Wife lost in SIEV-X disaster

By Ainsley Pavey
AAP
21 July 2004

AN Iraqi man told today how he struggled for hours in rough seas, fearing his daughter was dead on his back, after their illegal vessel sank off Christmas Island.

In fact Sadeq Razaq Toullah Al-Abodie managed to save his two-year-old daughter, but his wife was among 353 asylum seekers who died in the sinking of the SIEV-X in October 2001, he told a court today.

Appearing in Brisbane Magistrates Court was Khaleed Shnayf Daoed, 37, who is facing a preliminary hearing on 12 charges of people smuggling, which carry a maximum 20 year jail term.

Commonwealth prosecutors have accused Mr Daoed of helping to organise the fatal trip from Indonesia with convicted smuggler Abu Quassey, who is in an Egyptian jail, and a third man known as "Mathem".

Mr Al-Abodie, who has since settled in Finland, said he and his daughter, together with 43 others, were saved when plucked from the sea by fishing boats.

His wife had urged him to take care of their daughter after the family was thrust into the sea with life jackets on.

He lost sight of his wife in the waves, and never saw her again.

"I had my daughter on my shoulders for two days, I thought she was dead but I was told by others that she was alive," Mr Al-Abodie told the court.

He said frightened passengers aboard the doomed boat had desperately tried to get the captain to turn back, even taking up a collection to pay him at one point as water flooded the vessel.

The boat was low in the water from the weight of passengers when it set sail from Indonesia in the middle of the night and was taking on water by morning, the court heard.

Passengers had been crammed on board at gunpoint by armed Indonesian soldiers and forced to crouch because there was not enough room to sit, Mr Al-Abodie said.

The vessel sailed between two islands but the skipper was worried about landing and facing the police.

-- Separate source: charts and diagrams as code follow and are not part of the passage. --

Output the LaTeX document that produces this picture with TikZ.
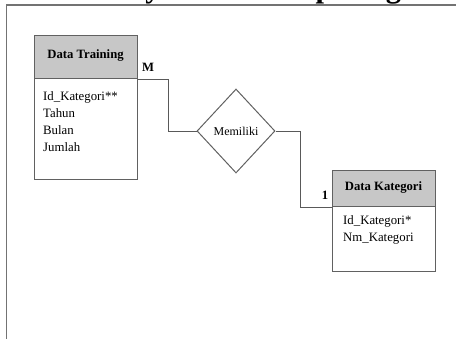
\documentclass[tikz,border=0pt]{standalone}
\usepackage{fontspec}
\setmainfont{Liberation Serif}
\usetikzlibrary{shapes.geometric}
\begin{document}
\begin{tikzpicture}[x=1pt,y=-1pt,
  frameline/.style={draw=black!55,line width=1.1pt},
  ent/.style={draw=black!62,line width=1.1pt,rectangle,inner sep=0pt},
  enthead/.style={ent,fill=black!22},
  conn/.style={draw=black!65,line width=0.9pt},
  txt/.style={font=\fontsize{12.8}{17.2}\selectfont,inner sep=0pt},
  btxt/.style={font=\fontsize{12.7}{15}\selectfont\bfseries,inner sep=0pt}]
\clip (0,0) rectangle (456,338);
\useasboundingbox (0,0) rectangle (456,338);
% cut-off title
\node[font=\fontsize{30.5}{34}\selectfont\bfseries,inner sep=0pt,anchor=base west] (title) at (79,-2.5) {Entity Relationship Diagram};
% frame
\draw[frameline] (6.5,340) -- (6.5,5) -- (460,5);
% Data Training
\node[enthead,minimum width=103pt,minimum height=43pt,anchor=north west] (dthead) at (34,35) {};
\node[ent,minimum width=103pt,minimum height=101pt,anchor=north west] (dtbody) at (34,78) {};
\node[btxt] (dtname) at (85.5,55) {Data Training};
\node[txt,align=left,anchor=north west] (dtattr) at (43,91) {Id\_Kategori**\\Tahun\\Bulan\\Jumlah};
% Data Kategori
\node[enthead,minimum width=103pt,minimum height=36pt,anchor=north west] (dkhead) at (332,170) {};
\node[ent,minimum width=103pt,minimum height=65pt,anchor=north west] (dkbody) at (332,206) {};
\node[btxt] (dkname) at (383.5,187) {Data Kategori};
\node[txt,align=left,anchor=north west] (dkattr) at (343,215) {Id\_Kategori*\\Nm\_Kategori};
% relationship
\node[diamond,draw=black!62,line width=1pt,minimum width=78pt,minimum height=84pt,inner sep=0pt,font=\fontsize{12}{14}\selectfont] (rel) at (236,131) {Memiliki};
% connectors
\draw[conn] (dthead.south east) -- ++(30,0) |- (rel.west);
\draw[conn] (rel.east) -- ++(25,0) |- (dkhead.south west);
% cardinalities
\node[btxt] (cm) at (148,67) {M};
\node[btxt] (c1) at (325,195) {1};
\end{tikzpicture}
\end{document}
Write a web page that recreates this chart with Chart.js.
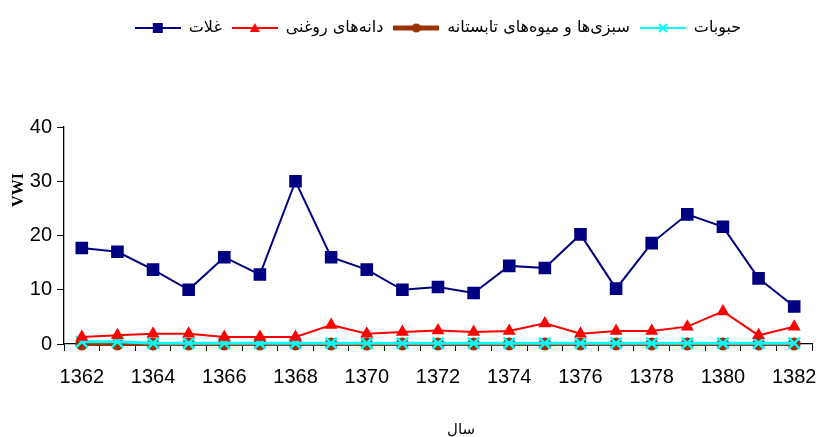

Some of the asylum seekers tried to use a satellite phone to call the smugglers but it would not work, Mr Al-Abodie said.

He also told the court some passengers were forced to sit on top of the captain's quarters, on the boat's engine and chimney.

Up to 11 witnesses are set to give evidence over the next three days of hearings before Brisbane Magistrate Barbara Tynan.